The interdisciplinary approach of research, especially the dialogue between Classics and Political Science, was made visible in theory-orientated events like the workshop Constructivism in Ancient Sources or a public discussion about the use of Thucydides in modern politics and mass media; moreover, an additional funding via the Einstein Foundation Berlin was gained for the project Bewegung als Prinzipwhere Visiting Fellow Neville Morley, together with Christian Wendt and a research group investigates the role ideas of transformation and motion played as decisive factors in the classical discourse about politics and human behavior.

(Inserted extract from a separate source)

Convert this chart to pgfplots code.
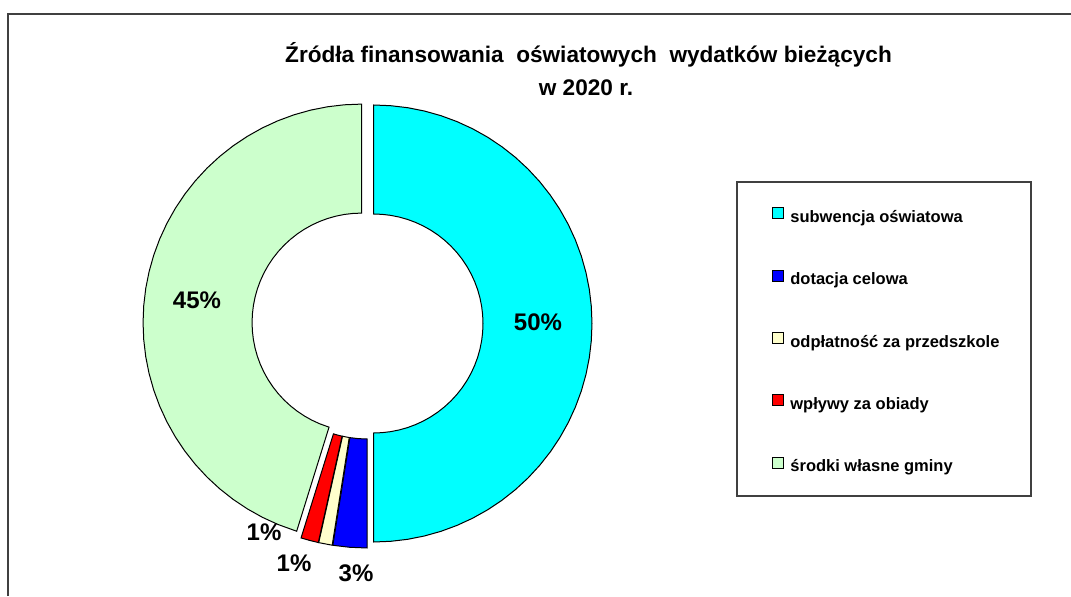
\documentclass[border=0pt]{standalone}
\usepackage{fontspec}
\setmainfont{Liberation Sans}
\usepackage{pgfplots}
\pgfplotsset{compat=1.18}

\definecolor{subw}{HTML}{00FFFF}
\definecolor{dotac}{HTML}{0000FF}
\definecolor{odpl}{HTML}{FFFFCC}
\definecolor{obiady}{HTML}{FF0000}
\definecolor{wlasne}{HTML}{CCFFCC}
\definecolor{ramka}{HTML}{404040}

\begin{document}
\begin{tikzpicture}
\begin{axis}[
  at={(0,0)}, anchor=south west,
  scale only axis, width=535.5pt, height=298pt,
  xmin=-367.5, xmax=703.5, ymin=-272.5, ymax=323.5,
  hide axis, clip=false,
  slice/.style={draw=black, line width=0.5pt, line join=miter, forget plot, data cs=polar},
  legend image code/.code={\draw[#1] (0pt,-0.25pt) rectangle (5.5pt,5.25pt);},
  legend cell align=left,
  legend style={at={(axis cs:404.5,116.5)}, anchor=north west, draw=none, fill=none,
    inner sep=0pt, row sep=21.65pt, column sep=3pt,
    font=\bfseries\fontsize{8.25}{10}\selectfont,
    nodes={inner sep=0pt, text height=6pt, text depth=2pt}},
]
  % ring slices: cumulative share in % (clockwise from 12 o'clock), radius in px
  % subwencja oswiatowa 50.0
  \addplot[slice, fill=subw, xshift=3pt] table[row sep=\\, x expr=90-3.6*\thisrowno{0}, y index=1] {
    p r\\
    0 218.5\\ 1.25 218.5\\ 2.5 218.5\\ 3.75 218.5\\ 5 218.5\\ 6.25 218.5\\ 7.5 218.5\\ 8.75 218.5\\
    10 218.5\\ 11.25 218.5\\ 12.5 218.5\\ 13.75 218.5\\ 15 218.5\\ 16.25 218.5\\ 17.5 218.5\\ 18.75 218.5\\
    20 218.5\\ 21.25 218.5\\ 22.5 218.5\\ 23.75 218.5\\ 25 218.5\\ 26.25 218.5\\ 27.5 218.5\\ 28.75 218.5\\
    30 218.5\\ 31.25 218.5\\ 32.5 218.5\\ 33.75 218.5\\ 35 218.5\\ 36.25 218.5\\ 37.5 218.5\\ 38.75 218.5\\
    40 218.5\\ 41.25 218.5\\ 42.5 218.5\\ 43.75 218.5\\ 45 218.5\\ 46.25 218.5\\ 47.5 218.5\\ 48.75 218.5\\
    50 218.5\\
    50 109.5\\ 48.75 109.5\\ 47.5 109.5\\ 46.25 109.5\\ 45 109.5\\ 43.75 109.5\\ 42.5 109.5\\ 41.25 109.5\\
    40 109.5\\ 38.75 109.5\\ 37.5 109.5\\ 36.25 109.5\\ 35 109.5\\ 33.75 109.5\\ 32.5 109.5\\ 31.25 109.5\\
    30 109.5\\ 28.75 109.5\\ 27.5 109.5\\ 26.25 109.5\\ 25 109.5\\ 23.75 109.5\\ 22.5 109.5\\ 21.25 109.5\\
    20 109.5\\ 18.75 109.5\\ 17.5 109.5\\ 16.25 109.5\\ 15 109.5\\ 13.75 109.5\\ 12.5 109.5\\ 11.25 109.5\\
    10 109.5\\ 8.75 109.5\\ 7.5 109.5\\ 6.25 109.5\\ 5 109.5\\ 3.75 109.5\\ 2.5 109.5\\ 1.25 109.5\\
    0 109.5\\
  } -- cycle;
  % dotacja celowa 2.5
  \addplot[slice, fill=dotac, xshift=-0.24pt, yshift=-2.99pt] table[row sep=\\, x expr=90-3.6*\thisrowno{0}, y index=1] {
    p r\\
    50 218.5\\ 51.25 218.5\\ 52.5 218.5\\
    52.5 109.5\\ 51.25 109.5\\ 50 109.5\\
  } -- cycle;
  % odplatnosc za przedszkole 1.0
  \addplot[slice, fill=odpl, xshift=-0.56pt, yshift=-2.95pt] table[row sep=\\, x expr=90-3.6*\thisrowno{0}, y index=1] {
    p r\\
    52.5 218.5\\ 53.5 218.5\\
    53.5 109.5\\ 52.5 109.5\\
  } -- cycle;
  % wplywy za obiady 1.3
  \addplot[slice, fill=obiady, xshift=-0.77pt, yshift=-2.90pt] table[row sep=\\, x expr=90-3.6*\thisrowno{0}, y index=1] {
    p r\\
    53.5 218.5\\ 54.15 218.5\\ 54.8 218.5\\
    54.8 109.5\\ 54.15 109.5\\ 53.5 109.5\\
  } -- cycle;
  % srodki wlasne gminy 45.2
  \addplot[slice, fill=wlasne, xshift=-2.97pt, yshift=0.45pt] table[row sep=\\, x expr=90-3.6*\thisrowno{0}, y index=1] {
    p r\\
    54.8 218.5\\ 56.25 218.5\\ 57.5 218.5\\ 58.75 218.5\\ 60 218.5\\ 61.25 218.5\\ 62.5 218.5\\ 63.75 218.5\\
    65 218.5\\ 66.25 218.5\\ 67.5 218.5\\ 68.75 218.5\\ 70 218.5\\ 71.25 218.5\\ 72.5 218.5\\ 73.75 218.5\\
    75 218.5\\ 76.25 218.5\\ 77.5 218.5\\ 78.75 218.5\\ 80 218.5\\ 81.25 218.5\\ 82.5 218.5\\ 83.75 218.5\\
    85 218.5\\ 86.25 218.5\\ 87.5 218.5\\ 88.75 218.5\\ 90 218.5\\ 91.25 218.5\\ 92.5 218.5\\ 93.75 218.5\\
    95 218.5\\ 96.25 218.5\\ 97.5 218.5\\ 98.75 218.5\\ 100 218.5\\
    100 109.5\\ 98.75 109.5\\ 97.5 109.5\\ 96.25 109.5\\ 95 109.5\\ 93.75 109.5\\ 92.5 109.5\\ 91.25 109.5\\
    90 109.5\\ 88.75 109.5\\ 87.5 109.5\\ 86.25 109.5\\ 85 109.5\\ 83.75 109.5\\ 82.5 109.5\\ 81.25 109.5\\
    80 109.5\\ 78.75 109.5\\ 77.5 109.5\\ 76.25 109.5\\ 75 109.5\\ 73.75 109.5\\ 72.5 109.5\\ 71.25 109.5\\
    70 109.5\\ 68.75 109.5\\ 67.5 109.5\\ 66.25 109.5\\ 65 109.5\\ 63.75 109.5\\ 62.5 109.5\\ 61.25 109.5\\
    60 109.5\\ 58.75 109.5\\ 57.5 109.5\\ 56.25 109.5\\ 54.8 109.5\\
  } -- cycle;

  \addlegendimage{fill=subw, draw=black, line width=0.5pt}
  \addlegendentry{subwencja oświatowa}
  \addlegendimage{fill=dotac, draw=black, line width=0.5pt}
  \addlegendentry{dotacja celowa}
  \addlegendimage{fill=odpl, draw=black, line width=0.5pt}
  \addlegendentry{odpłatność za przedszkole}
  \addlegendimage{fill=obiady, draw=black, line width=0.5pt}
  \addlegendentry{wpływy za obiady}
  \addlegendimage{fill=wlasne, draw=black, line width=0.5pt}
  \addlegendentry{środki własne gminy}

  % slice labels
  \begin{scope}[every node/.style={font=\bfseries\fontsize{12}{14}\selectfont}]
    \node at (axis cs:170.5,1.5) {50\%};
    \node at (axis cs:-170.5,23.5) {45\%};
    \node at (axis cs:-103.5,-208.5) {1\%};
    \node at (axis cs:-73.5,-239.5) {1\%};
    \node at (axis cs:-11.5,-249.5) {3\%};
  \end{scope}

  % title
  \node[font=\bfseries\fontsize{11.3}{13}\selectfont] at (axis cs:221,268.5)
    {Źródła finansowania\ \ oświatowych\ \ wydatków bieżących};
  \node[font=\bfseries\fontsize{11.3}{13}\selectfont] at (axis cs:218.5,235.5) {w 2020 r.};

  % legend frame and chart area frame
  \draw[ramka, line width=1.1pt] (axis cs:369.5,141.5) rectangle (axis cs:663.5,-172.5);
  \draw[ramka, line width=1.2pt] (axis cs:-359.5,-272.5) -- (axis cs:-359.5,309.5) -- (axis cs:703.5,309.5);
\end{axis}
\pgfresetboundingbox
\path (0,0) rectangle (535.5pt,298pt);
\end{tikzpicture}
\end{document}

Many international fellows, such as Neville Morley, Ned Lebow, Clifford Orwin, Edith Foster, Ryan Balot, Kurt Raaflaub or Seth Jaffe, contributed to our research, especially in the framework of the Berlin Thucydides Center that was founded in 2013 as a hub for gathering important scholars in the field of Thucydidean studies. A major step in defining Thucydides as the first great thinker of international order and governance were the two volumes we published in 2016 with Christian Thauer from Hebrew University Jerusalem, entitled Thucydides and Political Order.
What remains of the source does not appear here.